Mathilde Jounot est aussi journaliste, résolument. Elle analyse, pose des questions, essaye de comprendre comme tout à chacun pourrait (devrait ?) le faire. Elle pose les faits sur des images.
Tout commence en travaillant sur les Mémoires d’un armateur de Terre- Neuve. La Malouine Mathilde Jounot « tombe dans le milieu de la pêche ». L’aventure ne fait que commencer.
A la conquête des océans
En 2016, la réalisatrice s’intéresse aux milieux halieutiques.
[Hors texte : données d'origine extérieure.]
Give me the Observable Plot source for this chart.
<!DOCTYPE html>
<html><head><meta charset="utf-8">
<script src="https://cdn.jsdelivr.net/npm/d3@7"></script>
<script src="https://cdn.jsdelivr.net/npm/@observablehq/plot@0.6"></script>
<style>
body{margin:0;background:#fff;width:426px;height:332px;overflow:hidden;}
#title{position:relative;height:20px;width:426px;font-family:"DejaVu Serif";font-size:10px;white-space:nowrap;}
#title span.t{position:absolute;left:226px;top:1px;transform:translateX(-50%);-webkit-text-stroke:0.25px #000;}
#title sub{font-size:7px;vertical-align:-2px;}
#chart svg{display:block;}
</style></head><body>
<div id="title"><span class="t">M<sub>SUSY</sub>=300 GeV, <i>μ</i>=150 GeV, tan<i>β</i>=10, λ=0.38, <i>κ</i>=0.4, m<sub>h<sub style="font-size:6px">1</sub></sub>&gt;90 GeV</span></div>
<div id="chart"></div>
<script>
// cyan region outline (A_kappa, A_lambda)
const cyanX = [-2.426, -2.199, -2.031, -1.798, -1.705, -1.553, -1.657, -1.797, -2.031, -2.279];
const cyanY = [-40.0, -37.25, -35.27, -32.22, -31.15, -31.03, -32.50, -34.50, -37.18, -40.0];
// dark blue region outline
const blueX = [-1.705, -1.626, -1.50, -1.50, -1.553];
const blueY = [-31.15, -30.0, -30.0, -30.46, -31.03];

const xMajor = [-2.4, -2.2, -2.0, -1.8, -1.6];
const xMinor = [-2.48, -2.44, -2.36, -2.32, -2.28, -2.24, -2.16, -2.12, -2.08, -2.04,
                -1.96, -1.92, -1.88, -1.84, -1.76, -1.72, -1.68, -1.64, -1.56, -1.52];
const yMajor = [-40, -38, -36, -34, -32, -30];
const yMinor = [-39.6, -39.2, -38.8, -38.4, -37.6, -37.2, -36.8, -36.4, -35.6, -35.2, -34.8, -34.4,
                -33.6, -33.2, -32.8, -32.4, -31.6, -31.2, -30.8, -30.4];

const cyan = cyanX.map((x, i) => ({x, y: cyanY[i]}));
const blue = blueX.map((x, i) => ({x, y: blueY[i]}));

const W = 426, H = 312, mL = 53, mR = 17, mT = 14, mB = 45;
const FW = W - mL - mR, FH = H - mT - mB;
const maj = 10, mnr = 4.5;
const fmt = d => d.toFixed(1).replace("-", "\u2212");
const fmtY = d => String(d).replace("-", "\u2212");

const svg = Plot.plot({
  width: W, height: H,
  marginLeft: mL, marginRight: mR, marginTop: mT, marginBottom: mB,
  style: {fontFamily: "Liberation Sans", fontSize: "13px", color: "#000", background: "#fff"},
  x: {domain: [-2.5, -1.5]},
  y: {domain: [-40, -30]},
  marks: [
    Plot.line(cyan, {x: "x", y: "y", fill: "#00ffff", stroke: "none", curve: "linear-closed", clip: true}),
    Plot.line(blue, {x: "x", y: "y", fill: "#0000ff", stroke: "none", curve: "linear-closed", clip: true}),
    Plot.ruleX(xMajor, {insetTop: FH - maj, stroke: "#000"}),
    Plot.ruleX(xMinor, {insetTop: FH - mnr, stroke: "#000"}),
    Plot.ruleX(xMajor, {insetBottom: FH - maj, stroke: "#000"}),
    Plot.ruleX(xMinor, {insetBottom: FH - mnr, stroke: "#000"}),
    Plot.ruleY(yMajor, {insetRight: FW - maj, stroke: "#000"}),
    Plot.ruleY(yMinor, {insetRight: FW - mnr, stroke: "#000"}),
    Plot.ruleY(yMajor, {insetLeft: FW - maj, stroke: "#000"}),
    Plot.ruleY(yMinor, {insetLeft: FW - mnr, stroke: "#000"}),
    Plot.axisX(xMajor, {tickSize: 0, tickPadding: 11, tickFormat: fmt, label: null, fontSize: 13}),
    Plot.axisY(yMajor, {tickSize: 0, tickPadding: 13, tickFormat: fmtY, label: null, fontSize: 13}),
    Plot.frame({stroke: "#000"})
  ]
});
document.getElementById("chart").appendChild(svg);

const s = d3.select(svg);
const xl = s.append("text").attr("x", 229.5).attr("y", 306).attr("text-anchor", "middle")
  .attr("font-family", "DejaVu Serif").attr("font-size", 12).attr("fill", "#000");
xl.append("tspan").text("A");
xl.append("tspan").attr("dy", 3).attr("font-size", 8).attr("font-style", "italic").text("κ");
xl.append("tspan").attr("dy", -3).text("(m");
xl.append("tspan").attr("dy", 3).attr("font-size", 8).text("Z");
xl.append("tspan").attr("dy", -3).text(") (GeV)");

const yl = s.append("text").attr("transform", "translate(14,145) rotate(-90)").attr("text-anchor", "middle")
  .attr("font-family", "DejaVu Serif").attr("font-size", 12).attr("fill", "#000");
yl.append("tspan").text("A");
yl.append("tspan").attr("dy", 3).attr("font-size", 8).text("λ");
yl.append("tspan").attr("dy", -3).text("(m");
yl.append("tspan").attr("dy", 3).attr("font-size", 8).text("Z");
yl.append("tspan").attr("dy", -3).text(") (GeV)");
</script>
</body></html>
Les pêcheurs se braquent vite. « Les premières rencontres ne sont pas simples », reconnaît Mathilde évoquant un échange peu amène (qui a été filmé) avec un pêcheur pourtant de ses amis. « Conspués, souvent perçus comme des voyous, les pêcheurs sont néanmoins primordiaux », explique Mathilde. Ces ‘Invisibles’, Mathilde les considère comme « les indiens des mers ». Riches de la connaissance de leur milieu et de ce que l’on appelle sur terre ‘le bon sens paysan’, ils savent aussi se réunir pour organiser et gérer les ressources.
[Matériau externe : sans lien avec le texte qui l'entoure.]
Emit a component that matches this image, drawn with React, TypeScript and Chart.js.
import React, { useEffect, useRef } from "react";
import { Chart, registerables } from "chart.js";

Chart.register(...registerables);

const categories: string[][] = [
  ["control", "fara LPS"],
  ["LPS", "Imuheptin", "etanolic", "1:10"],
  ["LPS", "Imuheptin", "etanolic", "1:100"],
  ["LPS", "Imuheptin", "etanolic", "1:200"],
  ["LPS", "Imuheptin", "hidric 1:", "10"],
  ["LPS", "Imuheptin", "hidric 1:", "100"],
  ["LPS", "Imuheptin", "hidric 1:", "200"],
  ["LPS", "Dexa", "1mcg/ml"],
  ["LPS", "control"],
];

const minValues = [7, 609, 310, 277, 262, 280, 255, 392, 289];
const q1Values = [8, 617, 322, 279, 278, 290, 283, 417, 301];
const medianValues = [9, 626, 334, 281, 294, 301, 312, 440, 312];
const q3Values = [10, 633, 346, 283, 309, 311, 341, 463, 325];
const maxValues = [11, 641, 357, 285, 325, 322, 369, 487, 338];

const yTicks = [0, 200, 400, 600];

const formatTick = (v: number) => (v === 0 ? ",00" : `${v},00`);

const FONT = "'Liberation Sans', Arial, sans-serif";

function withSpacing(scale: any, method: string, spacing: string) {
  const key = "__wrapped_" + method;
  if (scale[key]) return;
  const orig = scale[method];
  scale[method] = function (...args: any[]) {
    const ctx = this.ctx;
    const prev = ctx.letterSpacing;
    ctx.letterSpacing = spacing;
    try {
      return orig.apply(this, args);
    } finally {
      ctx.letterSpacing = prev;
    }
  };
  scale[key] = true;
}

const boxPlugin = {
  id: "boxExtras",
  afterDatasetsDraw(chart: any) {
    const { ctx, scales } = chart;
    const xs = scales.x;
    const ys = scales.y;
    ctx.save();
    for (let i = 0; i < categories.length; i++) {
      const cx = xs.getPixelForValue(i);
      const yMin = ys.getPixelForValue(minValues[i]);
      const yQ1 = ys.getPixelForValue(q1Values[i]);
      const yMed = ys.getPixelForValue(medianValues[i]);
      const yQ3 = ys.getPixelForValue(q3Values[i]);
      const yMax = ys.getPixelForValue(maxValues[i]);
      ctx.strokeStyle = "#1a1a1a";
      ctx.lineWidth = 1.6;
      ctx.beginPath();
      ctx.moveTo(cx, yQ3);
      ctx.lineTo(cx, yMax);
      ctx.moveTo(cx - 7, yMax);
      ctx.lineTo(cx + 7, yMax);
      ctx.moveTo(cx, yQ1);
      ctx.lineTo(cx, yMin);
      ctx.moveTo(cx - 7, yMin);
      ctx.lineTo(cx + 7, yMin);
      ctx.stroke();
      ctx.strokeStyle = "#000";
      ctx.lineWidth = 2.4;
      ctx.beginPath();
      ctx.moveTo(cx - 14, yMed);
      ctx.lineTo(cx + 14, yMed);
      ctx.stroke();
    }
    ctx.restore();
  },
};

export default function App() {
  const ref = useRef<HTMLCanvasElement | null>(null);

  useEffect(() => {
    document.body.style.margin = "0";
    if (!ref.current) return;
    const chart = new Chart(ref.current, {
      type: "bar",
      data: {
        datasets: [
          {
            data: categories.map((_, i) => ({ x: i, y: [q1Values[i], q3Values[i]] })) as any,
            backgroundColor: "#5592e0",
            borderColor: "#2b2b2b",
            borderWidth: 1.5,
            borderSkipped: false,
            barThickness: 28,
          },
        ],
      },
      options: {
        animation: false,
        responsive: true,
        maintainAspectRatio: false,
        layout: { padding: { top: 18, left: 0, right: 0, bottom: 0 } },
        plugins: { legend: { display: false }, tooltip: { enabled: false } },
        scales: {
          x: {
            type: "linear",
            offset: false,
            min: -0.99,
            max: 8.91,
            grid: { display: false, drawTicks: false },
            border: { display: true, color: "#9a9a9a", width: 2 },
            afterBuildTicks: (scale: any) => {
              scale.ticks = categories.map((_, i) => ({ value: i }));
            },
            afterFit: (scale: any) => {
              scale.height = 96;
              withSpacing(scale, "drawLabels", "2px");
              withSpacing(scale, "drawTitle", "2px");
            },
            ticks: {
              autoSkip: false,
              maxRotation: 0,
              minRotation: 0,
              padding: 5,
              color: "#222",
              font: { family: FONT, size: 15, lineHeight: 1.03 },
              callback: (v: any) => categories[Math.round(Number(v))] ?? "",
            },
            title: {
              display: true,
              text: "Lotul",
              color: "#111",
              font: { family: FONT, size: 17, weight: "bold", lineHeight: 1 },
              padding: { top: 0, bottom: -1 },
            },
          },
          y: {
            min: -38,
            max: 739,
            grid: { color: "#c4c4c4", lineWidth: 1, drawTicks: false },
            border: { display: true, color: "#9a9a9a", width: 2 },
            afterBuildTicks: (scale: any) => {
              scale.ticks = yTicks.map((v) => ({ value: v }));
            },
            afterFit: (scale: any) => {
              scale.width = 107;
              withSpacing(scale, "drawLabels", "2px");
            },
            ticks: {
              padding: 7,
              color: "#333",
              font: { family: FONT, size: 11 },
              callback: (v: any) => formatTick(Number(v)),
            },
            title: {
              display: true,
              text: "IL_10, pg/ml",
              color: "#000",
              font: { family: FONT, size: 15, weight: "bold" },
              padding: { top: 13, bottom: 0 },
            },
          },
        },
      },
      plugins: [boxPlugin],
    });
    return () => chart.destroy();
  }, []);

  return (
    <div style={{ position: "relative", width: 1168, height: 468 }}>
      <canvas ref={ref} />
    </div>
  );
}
L’invisible, c’est aussi la question de la privatisation des océans, le fil que remonte Mathilde Jounot et il nous emmène loin. « Aux Seychelles, une grosse ONG paye la dette du pays et crée la plus grande réserve marine mondiale », explique Mathilde. « Puis un trust est mis en place pour la mise en gestion de 30% de la surface maritime… cela interroge, car de quoi s’agit-il finalement ? », poursuit la journaliste. La réponse est édifiante. « Océans 1 – La voix des invisibles » sera récompensé par le Prix du Documentaire Regards sur le monde et la Médaille de l’Académie de Marine et Océans 2 sélectionné dans quarante-cinq festivals français et internationaux.
Des pêcheurs lanceurs d’alerte
Au fil de deux films, Mathilde a créé un lien de confiance respectueuse avec les pêcheurs. Et c’est l’un d’entre eux, Olivier Becquet, Gérant de la CAPA (Coopérative des Artisans et Pêcheurs Associés) au Tréport, territoire également concerné par l’éolien, qui l’interpelle. « Il m’a appelée trois ou quatre fois pendant que je tournais Océans 2 », raconte Mathilde. « Les pêcheurs sont souvent dans le juste mais ils s’y prennent mal », poursuit-elle, « je ne comprenais rien à ce qu’il me disait ». Enfin, il utilise un mot clé : ‘Mathilde, tu ne comprends pas, nous sommes au milieu d’une nurserie’.
Interpellée, la journaliste part au Tréport puis à Bruxelles, un séjour payé par la CAPA elle-même. Océans 3 vient de démarrer.
« Le message des pêcheurs n’est pas toujours simple à comprendre », explique la réalisatrice. « Ils ne sont que 18 à 20 000 en France, l’économie de la pêche est ridicule par rapport à d’autres activités, mais c’est une activité primaire, il s’agit d’alimentation. Sont-ils destructeurs de l’environnement ? C’est à voir. En tous cas, ça arrange tout le monde qu’ils ne s’expriment pas bien » conclut-elle.
Sur ce qu’évoque Océans 3, Mathilde Jounot ne mâche pas ses mots. « On est en train de faire pire que sur terre », énonce-t-elle simplement, « de l’industrie polluante sur le domaine public avec une gestion hors de contrôle par les marchés financiers et non par les citoyens. Est-ce l’avenir que nous voulons ? » interroge la journaliste qui prépare déjà Océans 4 pour le printemps 2022.
« Après tout ça, je souhaite montrer des choses positives », nous explique-t-elle constatant que son film Océans 3 « fait partie du combat ». « Il enclenche un engrenage de réflexion qui entraîne l’action », poursuit-elle, prenant pour exemple notre projection rétaise mais aussi la traduction en cours de ses trois films à destination d’un Festival International galicien. « Les gens échangent, des citoyens, des associations s’organisent et se battent. Il y a des moments très durs mais il faut tenir ».
Ici, ailleurs, dans la Baie de Saint- Brieuc où des choses se passent à l’heure où s’écrivent ces lignes.
« On retrouve la politique au sens noble du terme, une nouvelle démocratie », conclut Mathilde Jounot.
C’est sûr, la « drôle de guerre » n’est pas terminée.